Arvaya Healthcare approves Rs 15.48 crore acquisition of SIGPL via share swap
Board approved buying 100% of Sushodha Institute of Gastroenterology Private Ltd for Rs 15.48 crore, funded by issuing 38.7 lakh new shares at Rs 40 each.
What Arvaya Healthcare announced
On 11 July 2026, the Board of Directors of Arvaya Healthcare Limited (formerly Bijoy Hans Limited) met via video conference and approved a series of strategic actions. The headline decision was the acquisition of 100 % of the equity of Sushodha Institute of Gastroenterology Private Limited (SIGPL). The board also cleared a preferential issue of shares to fund the deal, a rights issue of up to Rs 210 crore, and a change of the company’s registered office from Assam to Maharashtra.
Details of the SIGPL acquisition
The acquisition targets the entire share capital of SIGPL – 1,84,374 equity shares of Rs 10 each. The total purchase consideration is Rs 15,48,74,160 (approximately Rs 15.48 crore). Rather than a cash outflow, Arvaya will settle the consideration by issuing its own shares. The valuation, performed by Mr Shreyas Bharat Ohara, a registered valuer (IBBI/RV/06/2019/11474), supports the price and confirms that the transaction is being executed at arm’s length.
Funding mechanism: preferential share issue
To fund the acquisition, the board approved the issuance of up to 38,71,854 fully paid‑up Arvaya shares (face value Rs 10) at a price of Rs 40 per share, which includes a premium of Rs 30 per share. This preferential issue will be made on a private‑placement basis to the shareholder of SIGPL. The issue price is not to be lower than the floor price as determined under the SEBI ICDR Regulations, 2018. The share issuance will dilute existing shareholders, although the filing does not quantify the dilution impact.

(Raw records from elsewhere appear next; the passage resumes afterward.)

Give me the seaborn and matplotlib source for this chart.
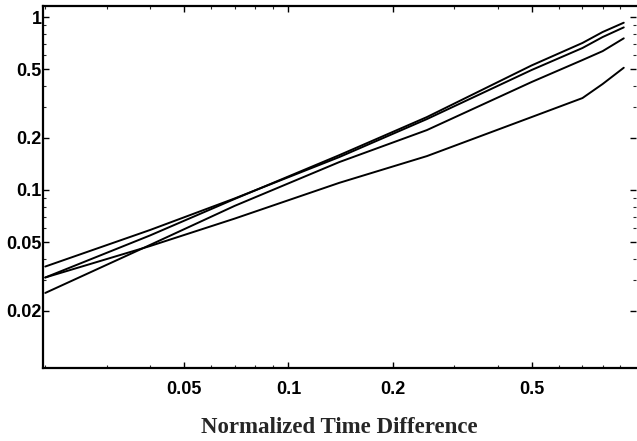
import numpy as np
import pandas as pd
import matplotlib
matplotlib.use("Agg")
import matplotlib.pyplot as plt
import seaborn as sns
from matplotlib.ticker import FixedLocator, FixedFormatter, LogLocator, NullFormatter

# Data
time_diff = [0.02, 0.04, 0.07, 0.14, 0.25, 0.5, 0.7, 0.8, 0.92]
series_a = [0.0361, 0.0587, 0.0893, 0.155, 0.257, 0.494, 0.662, 0.766, 0.871]
series_b = [0.0312, 0.0546, 0.0887, 0.159, 0.264, 0.525, 0.708, 0.819, 0.927]
series_c = [0.0312, 0.0474, 0.0683, 0.110, 0.157, 0.264, 0.340, 0.410, 0.509]
series_d = [0.0254, 0.0481, 0.0809, 0.145, 0.222, 0.421, 0.564, 0.635, 0.753]

x_ticks = [0.05, 0.1, 0.2, 0.5]
x_tick_labels = ["0.05", "0.1", "0.2", "0.5"]
y_ticks = [0.02, 0.05, 0.1, 0.2, 0.5, 1]
y_tick_labels = ["0.02", "0.05", "0.1", "0.2", "0.5", "1"]
x_label = "Normalized Time Difference"

frames = []
for name, vals in [("A", series_a), ("B", series_b), ("C", series_c), ("D", series_d)]:
    frames.append(pd.DataFrame({"t": time_diff, "v": vals, "series": name}))
df = pd.concat(frames, ignore_index=True)

sns.set_style("ticks")
fig = plt.figure(figsize=(6.37, 4.41), dpi=100)
ax = fig.add_axes([0.0675, 0.1655, 0.9315, 0.8215])

sns.lineplot(data=df, x="t", y="v", hue="series",
             palette=["black"] * 4, legend=False, linewidth=1.4, ax=ax,
             estimator=None, sort=True)

ax.set_xscale("log")
ax.set_yscale("log")
ax.set_xlim(0.0197, 1.0)
ax.set_ylim(0.00935, 1.162)

ax.xaxis.set_major_locator(FixedLocator(x_ticks))
ax.xaxis.set_major_formatter(FixedFormatter(x_tick_labels))
ax.yaxis.set_major_locator(FixedLocator(y_ticks))
ax.yaxis.set_major_formatter(FixedFormatter(y_tick_labels))
ax.xaxis.set_minor_locator(LogLocator(base=10, subs=np.arange(2, 10)))
ax.yaxis.set_minor_locator(LogLocator(base=10, subs=np.arange(2, 10)))
ax.xaxis.set_minor_formatter(NullFormatter())
ax.yaxis.set_minor_formatter(NullFormatter())

ax.tick_params(axis="both", which="major", direction="in", length=4, width=1,
               top=True, right=True, colors="black")
ax.tick_params(axis="both", which="minor", direction="in", length=2.5, width=0.8,
               top=True, right=True)
ax.tick_params(axis="x", which="major", pad=9)
ax.tick_params(axis="y", which="major", pad=1)

for lab in ax.get_xticklabels() + ax.get_yticklabels():
    lab.set_fontfamily("Liberation Sans")
    lab.set_fontweight("bold")
    lab.set_fontsize(13)

for s in ["left", "bottom", "top"]:
    ax.spines[s].set_linewidth(1.6)
    ax.spines[s].set_color("black")
ax.spines["right"].set_visible(False)

ax.set_xlabel(x_label, fontfamily="Liberation Serif", fontweight="bold",
              fontsize=16.5, labelpad=14)
ax.set_ylabel("")

fig.savefig("out.png", dpi=100)
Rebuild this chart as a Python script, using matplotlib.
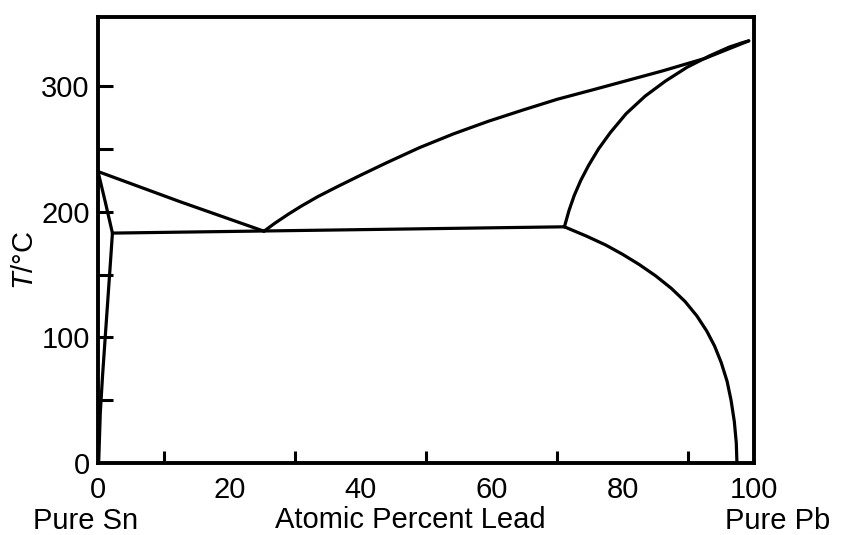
import matplotlib
matplotlib.use("Agg")
import matplotlib.pyplot as plt

plt.rcParams['font.family'] = ['Liberation Sans', 'DejaVu Sans']
plt.rcParams['mathtext.fontset'] = 'custom'
plt.rcParams['mathtext.it'] = 'Liberation Sans:italic'
plt.rcParams['mathtext.rm'] = 'Liberation Sans'

# Sn-Pb phase diagram (atomic % Pb, T in deg C)
liq_sn_x = [0, 12.5, 25.3]
liq_sn_T = [232, 208, 184.5]

liq_pb_x = [25.3, 27, 29, 31, 33.5, 36.5, 40, 44, 49, 54.2, 59.5, 64.8, 70, 75.4, 80.7, 86.0, 92.5, 99.2]
liq_pb_T = [184.5, 191, 198, 204.5, 212, 220, 229, 239, 251, 262, 272, 281, 289.5, 297, 304.5, 312, 322, 336]

sol_pb_x = [71.1, 71.8, 72.6, 73.6, 74.8, 76.3, 78.1, 80.5, 83.4, 86.5, 89.8, 93.2, 96.2, 98.2, 99.2]
sol_pb_T = [188, 201, 213, 225, 237, 250, 263, 278, 292, 304, 315, 324, 331, 334.5, 336]

solvus_pb_x = [71.1, 74.5, 77.4, 80.0, 82.5, 85.0, 87.4, 89.5, 91.3, 92.8, 94.0, 95.0, 95.9, 96.5, 97.0, 97.3, 97.4]
solvus_pb_T = [188, 180.5, 173.5, 166, 158, 149, 139, 128.5, 117, 105, 93, 80, 65, 50, 33, 16, 0]

sol_sn_x = [0, 1.1, 2.2]
sol_sn_T = [232, 208, 183]

solvus_sn_x = [2.2, 1.9, 1.5, 1.1, 0.7, 0.35, 0.1]
solvus_sn_T = [183, 160, 130, 100, 70, 40, 0]

eut_x = [2.2, 71.1]
eut_T = [183, 188]

xticks = [0, 20, 40, 60, 80, 100]
yticks = [0, 100, 200, 300]

fig = plt.figure(figsize=(8.41, 5.35), dpi=100)
ax = fig.add_axes([98 / 841, 72 / 535, 656 / 841, 446 / 535])

lw = 2.3
for xs, ts in [(liq_sn_x, liq_sn_T), (liq_pb_x, liq_pb_T), (sol_pb_x, sol_pb_T),
               (solvus_pb_x, solvus_pb_T), (sol_sn_x, sol_sn_T),
               (solvus_sn_x, solvus_sn_T), (eut_x, eut_T)]:
    ax.plot(xs, ts, color='black', lw=lw, solid_capstyle='round', solid_joinstyle='round')

ax.set_xlim(0, 100)
ax.set_ylim(0, 355)

for s in ax.spines.values():
    s.set_linewidth(2.8)

fs = 21
ax.set_xticks(range(10, 100, 10), minor=True)
ax.set_xticks(xticks)
ax.set_yticks(range(50, 350, 50), minor=True)
ax.set_yticks(yticks)
ax.tick_params(axis='both', which='both', direction='in', width=2.2, labelsize=fs)
ax.tick_params(axis='x', which='minor', length=9)
ax.tick_params(axis='x', which='major', length=0, pad=9)
ax.tick_params(axis='y', which='minor', length=11)
ax.tick_params(axis='y', which='major', length=11, pad=6)
# major ticks at the frame ends are hidden, inner ones drawn
for t in ax.xaxis.get_major_ticks():
    t.tick1line.set_visible(False)
ax.yaxis.get_major_ticks()[0].tick1line.set_visible(False)

ax.set_ylabel(r'$T$/°C', fontsize=fs)
ax.yaxis.set_label_coords(-0.09, 0.455)
ax.set_xlabel('Atomic Percent Lead', fontsize=fs)
ax.xaxis.label.set_va('center')
ax.xaxis.set_label_coords(0.476, -0.128)

ax.annotate('Pure Sn', xy=(0, 0), xycoords=('data', 'axes fraction'),
            xytext=(-9, -42), textcoords='offset points', ha='center', va='center', fontsize=fs)
ax.annotate('Pure Pb', xy=(100, 0), xycoords=('data', 'axes fraction'),
            xytext=(17, -41.5), textcoords='offset points', ha='center', va='center', fontsize=fs)

fig.savefig('out.png', dpi=100)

Additional capital raise: rights issue
In parallel, the board sanctioned a rights issue of specified securities to eligible equity shareholders, with a maximum aggregate amount of Rs 210 crore. The rights issue will be managed by a newly constituted Rights Issue Committee comprising Mr Kaushal Uttam Shah (Chair), Mr Salil Shetty, and Mr Rahul Ravindra Mayur. Details of the rights issue, including the record date and subscription terms, will be communicated later and are subject to the usual regulatory approvals.
Key facts at a glance
| Detail | Value |
|---|---|
| Company | Arvaya Healthcare Ltd (formerly Bijoy Hans Ltd) |
| BSE Scrip Code | 524723 |
| Acquisition target | Sushodha Institute of Gastroenterology Private Ltd (SIGPL) |
| SIGPL equity acquired | 1,84,374 shares |
| Purchase consideration | Rs 15.48 crore |
| Funding method | Issuance of up to 38.71 lakh Arvaya shares at Rs 40 each |
| Rights issue ceiling | Rs 210 crore |
| Filing date | 11 July 2026 |
| Source | Regulation 30 filing on BSE portal |
Why this matters for investors
The acquisition expands Arvaya’s footprint in the gastroenterology segment, adding SIGPL’s assets and client base to the group. Funding the deal through a share swap avoids a large cash outflow but increases the total share count, which could dilute earnings per share for existing shareholders. The concurrent rights issue signals the board’s intent to raise additional capital, potentially to fund integration costs or future growth initiatives. Both transactions are contingent on shareholder approval and any required regulatory clearances, meaning they are not final until those conditions are satisfied.
Conclusion
Arvaya Healthcare’s board has cleared a Rs 15.48 crore acquisition of SIGPL, to be financed by issuing 38.71 lakh new shares at Rs 40 each. The company also approved a rights issue of up to Rs 210 crore and relocated its registered office to Maharashtra. Completion of the acquisition and the rights issue will depend on shareholder and regulatory approvals, after which the enlarged entity will move forward with its growth strategy.